Bien sûr, pour les adultes, cela ferait un peu bizarre, au début. Mais après tout, je connais beaucoup de parents qui, cette année, n’auraient pas vu d’inconvénient à échanger leur 5 juin contre un 1er septembre. En revanche, pour les générations à venir, cela ferait partie de leur histoire. Cela ferait sens. Ce serait une manière de dire aux jeunes non-musulmans et non-juifs : « aujourd’hui, il n’y a pas école car vos camarades fêtent quelque chose d’important ». Ce serait une manière de dire aux jeunes musulmans et juifs, belges et nés en Belgique pour la plupart, grandissant dans les croyances et convictions de leurs parents : « votre religion est aussi importante que celle de vos camarades catholiques. C’est pourquoi, lorsque c’est la fête chez vous, tout le monde a congé. Exactement comme quand c’est la fête chez nous ».

Qu’en pensez-vous ?

Les jours fériés légaux en Belgique

En Belgique, le calendrier civil actuel comporte dix jours fériés légaux. Six d’entre eux sont liés à des fêtes chrétiennes (le lundi de Pâques, l’Ascension, le lundi de Pentecôte, l’Assomption, la Toussaint et Noël). Les autres sont le Nouvel An, la fête du travail, la fête nationale et l’Armistice du 11 novembre. De longue date, la prépondérance historique des fêtes chrétiennes est mise en question par certains cercles de la laïcité. La présence dans notre société de personnes d’autres traditions, en particulier la forte présence musulmane, rend la question plus urgente. Jusqu’à présent, le plus souvent, on s’en est tiré de façon pragmatique. En acceptant ou en tolérant l’absence d’élèves musulmans le jour de l’Aïd, par exemple.

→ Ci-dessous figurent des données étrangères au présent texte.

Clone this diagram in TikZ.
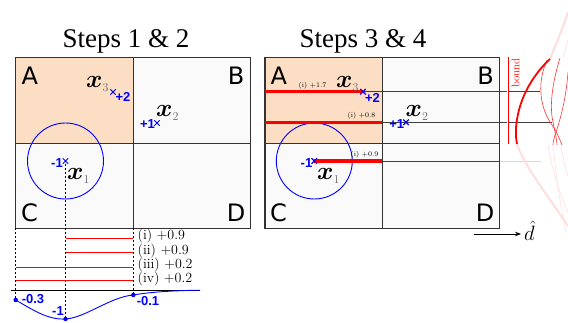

La Commission du Dialogue Interculturel (2005) avait jugé légitime « que les jours de fête de groupes culturels autres que le groupe indo-européen soient pris en compte dans l’organisation de l’agenda culturel ». Il n’avait pas pour autant proposé d’alternative concrète. Le Comité de pilotage des Assises de l’Interculturalité (2010) a tenté d’aller plus loin en proposant une réforme en trois points :
1. Conserver les cinq jours fériés suivants : 1er janvier, 1er mai, 21 juillet, 11 novembre et 25 décembre ;
2. Permettre à chacun de choisir librement deux jours flottants, selon sa culture ou sa religion ;
3.Créer trois nouveaux jours fériés non religieux. Ceux-ci pourraient tenir compte de journées telles que la journée internationale des femmes (8 mars), la journée mondiale contre le racisme (21 mars) ou la journée mondiale de la diversité culturelle (21 mai).

La principale innovation de cette proposition consiste en la suppression de cinq des six fêtes chrétiennes et dans l’introduction de trois commémorations civiles ou sociétales. En même temps, l’ouverture aux autres religions reste de l’ordre de la tolérance, pour ne pas dire du bricolage : elle laisse à chacun (sic) le choix de deux jours fériés.    

La proposition de Bernadette Renauld a une tout autre portée. Inscrire l’Aïd et le Rosh Hashana parmi les jours fériés légaux serait une belle manière de reconnaître que les Belges musulmans ou juifs, dans leur spécificité, font partie intégrante de la Belgique. D’un point de vue pratique, elle a aussi l’avantage de ne supprimer aucune fête mais de seulement réduire l’ampleur de la fête – encore que les longs week-ends de Pâques et de Pentecôte soient sans doute fort appréciés.